At least four Shia women have been martyred when assailants opened fire on a bus in Pakistan’s southwestern Baluchistan province Tuesday evening.

The incident, the latest in a series of sectarian attacks, occurred in Quetta, the capital of the militancy-hit province, when assailants fired at a moving bus carrying around 40 passengers, Quetta’s Vice Mayor Yunus Baluch told reporters.

Four women, he said, were martyred on the spot, while one person was injured in the gunfire coming from gunmen riding two motorbikes along a busy city road. Baluch said despite the gunfire the driver kept the bus moving forward, saving perhaps dozens of lives.

No group has so far claimed responsibility for the attack, but security forces suspect terrorist group Lashkar-e-Jhangvi is behind the incident. Pakistan has a long history of sectarian violence, with thousands of Shias and Sunnis Muslims with Wahhabi terrorists, having been killed over the last three decades.
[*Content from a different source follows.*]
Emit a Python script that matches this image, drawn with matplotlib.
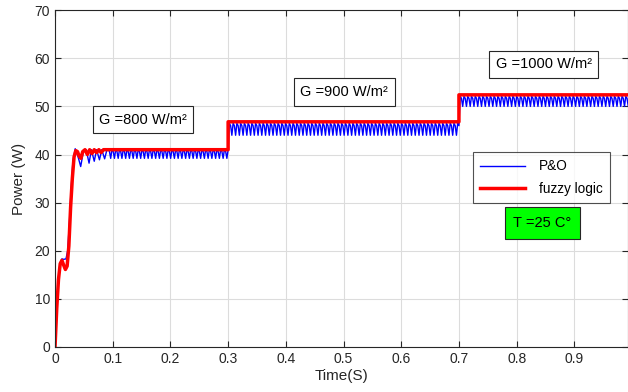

Baluchistan, which is the size of Italy, and rich in copper, zinc, and natural gas, has been beset by sectarian violence and a low-intensity separatist movement by secular Baluch militants who have been fighting for cessation from Pakistan.The Hazara community, which originally belongs to northern Afghanistan, and whose members are easily identifiable due to their Mongol features, has been a prime target of sectarian violence in Quetta for over a decade.